Incentivising innovation

  • Published on: 23 September 2015
  • By: Peter Nowottny

The most common complaint across all outsourcing relationships is the lack of innovation delivered by the supplier.

No doubt one of the factors which influenced you to outsource in the first place will have been the supplier’s plausible assertions that their broad customer base puts them in the perfect position to identify best practice and innovative approaches and then invest in and deliver pioneering solutions at acceptable cost and risk.

However, an honest appraisal of your situation is likely to show that nothing (or very little) which is both innovative and practical has actually been brought to your account by the supplier for some time. The few innovative projects which have been implemented have probably been suggested by your team or even by the business, rather than by your supplier.

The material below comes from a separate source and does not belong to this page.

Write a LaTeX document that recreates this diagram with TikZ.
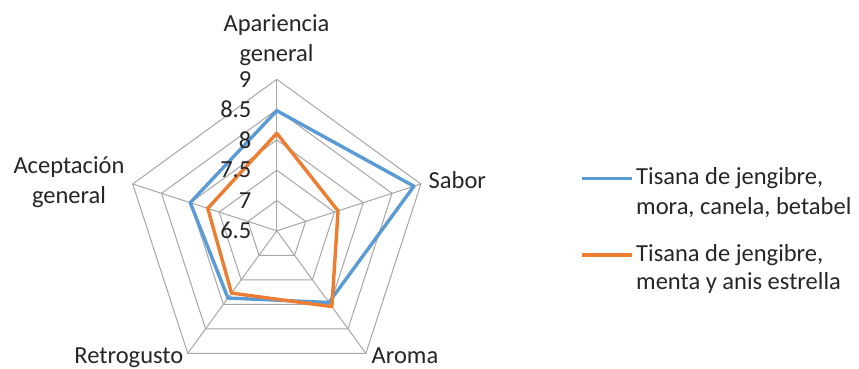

Just like cholesterol, there are both good and bad varieties of innovation:

  • ‘Good innovation’ – delivers value to the business by improving the cost-effectiveness and responsiveness of your IT service, the bottom line of the business, or the end-customer experience.
  • ‘Bad innovation’ – innovation for its own sake, typified by those blue-sky pilot projects which are paraded at the six-monthly visit to the supplier’s innovation centre. This type of innovation may be popular but is likely to be a long way from fruition, insufficiently robust to be implemented, and quite possibly about to be superseded by an app already installed on your iPhone. Even worse, it is usually irrelevant to and disconnected from the needs of your particular IT set-up, your particular business or your particular end customers.

Undoubtedly there are examples where suppliers have successfully delivered significant good innovation to their customers – indeed, you may well be aware of one or two in your own industry sector. However, in most cases, your supplier is failing to bring innovation to your account, at the same time as they appear to be delivering it successfully to their other accounts. Award winning industry suppliers may seem prima facie relevant to your situation in terms of security, automation, analytics, social media integration, big data, omni-channel etc. so why is this not happening on your account?

The harsh truth is that this is not all the fault of your supplier. Much of the responsibility for this situation may well lie with the way a supplier relationship is managed and how you incentivise your supplier.

How does it actually benefit the bottom line of your supplier to invest real time and effort in identifying and then delivering innovation to your account? The high quality resources required to do this effectively are in short supply and needed across multiple client accounts. So, is there a direct pay-off for any value actually identified and delivered through innovation? Do you have an overall relationship scorecard with appropriate weight on good innovation and value delivery, and does this scorecard actually link to any hard commercial benefits for the supplier e.g. gainshare or increased probability of additional business?

Don’t forget to include some stick as well as carrot. Does the failure to deliver innovation lead either to direct commercial penalties or indirectly, through the relationship scorecard, reduce the probability of additional business e.g. through reduced access to the business or loss of preferred supplier status? Is there ultimately a provision to terminate the contract as a material default if there is sustained failure to deliver innovation?

Clearly at the heart of incentivising innovation lies the need for you to identify and include objective measures of good innovation within the contract and the relationship scorecard.

This is often dismissed as being just ‘too difficult’ and therefore gets abandoned or deferred and then forgotten. Alternatively innovation ends up being measured by easy proxy metrics such as the required number of innovation sessions per year or access to X hours of senior experts on topics to be agreed i.e. ticking the box on demonstration of clever stuff. This only encourages bad innovation though. Transformation innovations, however, can deliver significant value within your particular business context and actually be implemented as a transformation or addition to the core service or as a significant business project with a high return on investment.

In our experience at Quantum Plus, it is perfectly possible to devise a set of appropriate and practical measures to drive good innovation and include these at the heart of the contract and in an overall relationship scorecard. An example metric might be the proportion of transformational service improvement plans and transformational value-add business projects which are identified by the supplier rather than the client, which are practical and significant in terms of adding material value, and which have sufficient financial justification to be approved by the client.

So, if you want to enjoy a model supplier relationship which delivers significant good innovation to your account, do not expect this to happen without some well-crafted incentivisation on your part. The onus is on you to set up a contract and performance management framework which measures and incentivises value delivery through innovation and place this at the heart of the relationship – with the right mix of stick and carrot.